With an interest in process and experience before outcome, Sonja enjoys creating connection with improvisers and finding natural, yet unexpected, evolution and endings. As an avid fan (and occasional dabbler) of all things percussive, Sonja enjoys extending her practice of ensemble improvisation from dancers to musicians. When not dancing, Sonja can be found challenging siloed mentalities and creating new and additional connections as an environmental sustainability consultant. She is a six year member of Polymer Dance, where she works alongside other dancers, developing ensemble improvisation skills and creating pieces for inclusive and alternative stages. Such stages includes the Vines Art Festival, the Vancouver Outsider Arts Festival, Link Community Dance, as well as in parks and outdoor spaces around the city.

Victoria Gibson

Victoria Gibson creates an intriguing blend of electro-acoustic music that defies categorization. Investigating the possibilities of creating a dream-like liminal space to inspire an emotional response; she is inspired to communicate stories that have relevance to society or the environment. Working with sound, using both electronic and acoustic source materials, she explores new compositional structures that encourage improvisation with electric guitar and voice as live audio sources. Combining elements from her musical blues heritage with music she has studied from around the world she creates a sonic landscape in the digital domain. She has performed her compositions nationally and internationally. Victoria holds a BA, major in music from UBC and is a resident of Vancouver, Canada.


Accessibility Info

What Lab is located at 1814 Pandora Street.
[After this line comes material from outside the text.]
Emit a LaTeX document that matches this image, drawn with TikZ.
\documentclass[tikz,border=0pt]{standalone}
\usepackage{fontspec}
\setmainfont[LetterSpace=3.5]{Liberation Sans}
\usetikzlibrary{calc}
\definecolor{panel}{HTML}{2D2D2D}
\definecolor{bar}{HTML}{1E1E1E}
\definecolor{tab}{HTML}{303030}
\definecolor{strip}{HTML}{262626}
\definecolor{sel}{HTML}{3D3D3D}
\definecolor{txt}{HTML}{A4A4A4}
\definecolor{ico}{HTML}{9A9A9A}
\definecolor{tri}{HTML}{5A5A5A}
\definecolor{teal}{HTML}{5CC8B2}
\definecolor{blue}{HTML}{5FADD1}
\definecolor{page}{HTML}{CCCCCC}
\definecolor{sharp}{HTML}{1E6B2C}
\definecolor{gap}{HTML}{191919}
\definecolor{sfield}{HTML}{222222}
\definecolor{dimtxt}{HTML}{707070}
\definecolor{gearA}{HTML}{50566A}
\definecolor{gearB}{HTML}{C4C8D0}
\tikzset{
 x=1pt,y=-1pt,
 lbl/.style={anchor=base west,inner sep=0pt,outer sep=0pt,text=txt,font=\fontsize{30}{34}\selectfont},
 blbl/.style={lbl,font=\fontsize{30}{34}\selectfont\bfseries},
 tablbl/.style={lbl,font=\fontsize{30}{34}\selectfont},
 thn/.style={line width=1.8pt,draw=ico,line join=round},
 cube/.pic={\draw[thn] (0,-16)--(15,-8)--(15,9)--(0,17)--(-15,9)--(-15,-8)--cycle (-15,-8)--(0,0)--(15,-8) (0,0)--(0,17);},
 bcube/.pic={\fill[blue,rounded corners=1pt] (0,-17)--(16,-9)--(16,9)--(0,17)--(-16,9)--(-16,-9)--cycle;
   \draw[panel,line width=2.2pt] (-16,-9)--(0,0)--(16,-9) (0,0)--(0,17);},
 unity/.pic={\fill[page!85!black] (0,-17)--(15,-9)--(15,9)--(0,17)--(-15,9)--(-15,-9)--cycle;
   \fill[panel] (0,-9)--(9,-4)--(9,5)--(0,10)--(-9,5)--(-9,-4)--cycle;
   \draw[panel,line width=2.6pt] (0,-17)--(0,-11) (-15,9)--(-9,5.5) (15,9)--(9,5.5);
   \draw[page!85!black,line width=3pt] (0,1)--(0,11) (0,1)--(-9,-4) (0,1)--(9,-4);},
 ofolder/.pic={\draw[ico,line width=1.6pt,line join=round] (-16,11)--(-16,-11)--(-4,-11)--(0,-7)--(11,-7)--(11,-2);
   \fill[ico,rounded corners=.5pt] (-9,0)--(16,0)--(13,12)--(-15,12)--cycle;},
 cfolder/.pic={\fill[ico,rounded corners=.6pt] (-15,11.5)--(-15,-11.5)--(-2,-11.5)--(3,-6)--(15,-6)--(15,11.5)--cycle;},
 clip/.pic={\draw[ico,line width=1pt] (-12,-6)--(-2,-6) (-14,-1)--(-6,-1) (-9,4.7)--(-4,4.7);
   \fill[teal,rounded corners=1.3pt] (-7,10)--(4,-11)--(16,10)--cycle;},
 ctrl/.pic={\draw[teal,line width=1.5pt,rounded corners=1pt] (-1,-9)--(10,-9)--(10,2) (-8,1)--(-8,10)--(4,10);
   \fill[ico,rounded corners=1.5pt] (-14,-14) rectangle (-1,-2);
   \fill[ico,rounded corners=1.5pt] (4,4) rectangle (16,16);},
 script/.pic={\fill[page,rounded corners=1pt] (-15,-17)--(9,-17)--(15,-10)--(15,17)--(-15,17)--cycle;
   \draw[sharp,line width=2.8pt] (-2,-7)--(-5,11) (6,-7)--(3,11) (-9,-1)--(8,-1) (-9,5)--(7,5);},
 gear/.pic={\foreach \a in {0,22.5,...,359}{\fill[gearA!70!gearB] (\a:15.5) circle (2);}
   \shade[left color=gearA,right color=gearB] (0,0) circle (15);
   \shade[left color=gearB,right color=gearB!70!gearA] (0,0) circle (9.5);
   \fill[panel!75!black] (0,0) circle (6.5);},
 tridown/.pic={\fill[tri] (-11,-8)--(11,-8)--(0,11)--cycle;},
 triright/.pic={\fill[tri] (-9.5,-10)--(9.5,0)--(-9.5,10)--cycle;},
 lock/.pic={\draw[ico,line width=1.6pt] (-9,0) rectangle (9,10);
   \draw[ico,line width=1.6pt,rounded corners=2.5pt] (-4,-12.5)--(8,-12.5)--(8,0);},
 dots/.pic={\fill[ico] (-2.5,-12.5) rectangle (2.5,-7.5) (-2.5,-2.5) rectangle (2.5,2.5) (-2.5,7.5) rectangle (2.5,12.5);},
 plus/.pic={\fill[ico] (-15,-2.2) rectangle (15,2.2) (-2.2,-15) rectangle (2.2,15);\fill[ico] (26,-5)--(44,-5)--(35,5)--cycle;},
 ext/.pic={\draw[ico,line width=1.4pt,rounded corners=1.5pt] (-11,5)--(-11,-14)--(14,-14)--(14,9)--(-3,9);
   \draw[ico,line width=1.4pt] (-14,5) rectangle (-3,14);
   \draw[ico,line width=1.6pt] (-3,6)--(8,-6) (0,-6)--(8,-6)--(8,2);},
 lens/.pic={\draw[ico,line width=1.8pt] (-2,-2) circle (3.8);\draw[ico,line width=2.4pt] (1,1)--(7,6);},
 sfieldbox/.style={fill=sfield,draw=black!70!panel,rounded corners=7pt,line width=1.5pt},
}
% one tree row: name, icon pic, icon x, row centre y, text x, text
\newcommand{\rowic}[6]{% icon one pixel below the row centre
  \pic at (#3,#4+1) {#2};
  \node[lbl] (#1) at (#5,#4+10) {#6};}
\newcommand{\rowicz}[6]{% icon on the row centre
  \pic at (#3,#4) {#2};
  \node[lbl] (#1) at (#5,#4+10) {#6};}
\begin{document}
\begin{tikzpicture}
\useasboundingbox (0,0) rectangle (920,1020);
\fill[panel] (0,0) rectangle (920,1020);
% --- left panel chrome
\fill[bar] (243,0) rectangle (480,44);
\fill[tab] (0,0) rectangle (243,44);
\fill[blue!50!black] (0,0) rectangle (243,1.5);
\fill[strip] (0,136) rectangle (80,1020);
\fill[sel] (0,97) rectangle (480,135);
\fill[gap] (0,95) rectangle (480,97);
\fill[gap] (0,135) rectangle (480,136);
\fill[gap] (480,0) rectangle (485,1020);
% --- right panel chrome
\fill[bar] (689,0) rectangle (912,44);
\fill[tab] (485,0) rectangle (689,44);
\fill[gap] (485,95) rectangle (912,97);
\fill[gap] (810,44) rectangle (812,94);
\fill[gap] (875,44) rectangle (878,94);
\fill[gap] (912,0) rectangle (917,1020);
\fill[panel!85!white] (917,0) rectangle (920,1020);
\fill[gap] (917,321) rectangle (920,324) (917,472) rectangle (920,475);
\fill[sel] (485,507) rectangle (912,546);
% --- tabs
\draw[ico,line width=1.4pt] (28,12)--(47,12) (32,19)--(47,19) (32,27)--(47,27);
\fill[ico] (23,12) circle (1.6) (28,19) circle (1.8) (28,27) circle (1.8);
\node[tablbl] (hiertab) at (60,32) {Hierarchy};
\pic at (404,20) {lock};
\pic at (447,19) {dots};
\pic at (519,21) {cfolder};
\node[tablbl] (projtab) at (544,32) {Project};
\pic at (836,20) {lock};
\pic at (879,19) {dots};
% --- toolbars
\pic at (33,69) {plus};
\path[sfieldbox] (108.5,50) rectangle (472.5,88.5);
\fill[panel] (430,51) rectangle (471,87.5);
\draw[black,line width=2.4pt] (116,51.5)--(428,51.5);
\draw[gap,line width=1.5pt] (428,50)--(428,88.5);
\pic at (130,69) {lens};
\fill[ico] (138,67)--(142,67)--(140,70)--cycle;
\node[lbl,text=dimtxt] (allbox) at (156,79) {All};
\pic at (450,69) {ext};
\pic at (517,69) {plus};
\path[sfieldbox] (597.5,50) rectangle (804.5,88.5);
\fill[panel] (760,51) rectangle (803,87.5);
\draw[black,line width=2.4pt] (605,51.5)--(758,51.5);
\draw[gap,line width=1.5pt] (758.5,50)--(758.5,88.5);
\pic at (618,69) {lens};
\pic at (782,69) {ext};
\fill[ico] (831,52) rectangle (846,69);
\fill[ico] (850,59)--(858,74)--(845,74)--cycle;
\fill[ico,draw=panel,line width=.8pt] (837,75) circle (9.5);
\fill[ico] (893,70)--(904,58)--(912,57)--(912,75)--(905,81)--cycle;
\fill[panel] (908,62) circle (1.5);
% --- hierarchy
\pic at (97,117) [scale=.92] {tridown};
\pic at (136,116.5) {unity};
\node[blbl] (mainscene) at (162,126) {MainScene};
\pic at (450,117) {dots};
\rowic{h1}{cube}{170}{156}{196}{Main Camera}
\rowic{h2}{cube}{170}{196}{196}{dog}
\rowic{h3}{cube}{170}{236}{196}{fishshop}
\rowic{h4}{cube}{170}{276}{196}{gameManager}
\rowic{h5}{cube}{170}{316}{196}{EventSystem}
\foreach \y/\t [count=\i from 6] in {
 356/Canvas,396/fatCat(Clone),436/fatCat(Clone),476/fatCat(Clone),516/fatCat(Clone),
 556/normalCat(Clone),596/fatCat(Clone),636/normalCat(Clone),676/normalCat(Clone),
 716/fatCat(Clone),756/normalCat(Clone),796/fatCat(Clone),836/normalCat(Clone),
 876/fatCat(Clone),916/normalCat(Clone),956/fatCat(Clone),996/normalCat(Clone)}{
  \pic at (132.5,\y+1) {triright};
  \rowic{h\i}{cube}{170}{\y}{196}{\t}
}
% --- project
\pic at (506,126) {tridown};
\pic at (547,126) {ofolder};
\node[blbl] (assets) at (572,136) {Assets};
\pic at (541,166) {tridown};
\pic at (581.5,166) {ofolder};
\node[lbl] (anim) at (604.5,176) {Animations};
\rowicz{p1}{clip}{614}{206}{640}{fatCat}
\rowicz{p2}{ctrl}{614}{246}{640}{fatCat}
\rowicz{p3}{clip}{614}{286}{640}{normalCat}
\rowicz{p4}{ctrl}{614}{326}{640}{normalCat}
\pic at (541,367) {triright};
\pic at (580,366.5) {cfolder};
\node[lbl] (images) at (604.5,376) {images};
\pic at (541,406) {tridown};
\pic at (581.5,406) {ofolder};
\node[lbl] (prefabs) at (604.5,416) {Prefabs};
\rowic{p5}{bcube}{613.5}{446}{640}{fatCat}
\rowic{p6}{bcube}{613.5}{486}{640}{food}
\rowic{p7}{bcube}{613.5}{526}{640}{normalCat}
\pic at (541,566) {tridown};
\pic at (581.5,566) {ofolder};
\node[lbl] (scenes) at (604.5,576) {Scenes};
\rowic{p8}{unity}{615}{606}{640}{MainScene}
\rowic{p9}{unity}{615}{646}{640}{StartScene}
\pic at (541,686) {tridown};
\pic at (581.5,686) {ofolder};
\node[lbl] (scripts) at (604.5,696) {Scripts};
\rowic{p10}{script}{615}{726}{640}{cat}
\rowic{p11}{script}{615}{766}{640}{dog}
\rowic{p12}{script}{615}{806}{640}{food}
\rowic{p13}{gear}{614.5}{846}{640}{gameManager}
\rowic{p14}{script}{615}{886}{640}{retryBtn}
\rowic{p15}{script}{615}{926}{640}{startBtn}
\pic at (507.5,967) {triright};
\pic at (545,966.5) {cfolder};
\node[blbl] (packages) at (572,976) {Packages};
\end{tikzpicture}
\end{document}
There is no dedicated parking, only street parking. The venue is located on the second floor up one flight of stairs, but there is a ground level accessible entrance through the back of the building. Seating is typically informal, and will include some combination of chairs, floor seating, couches, and cushions. There is one single-occupancy, gender-inclusive washroom. The washroom is not big enough for larger style wheelchairs to completely turn around in while the door is open. We are a trans-inclusive space.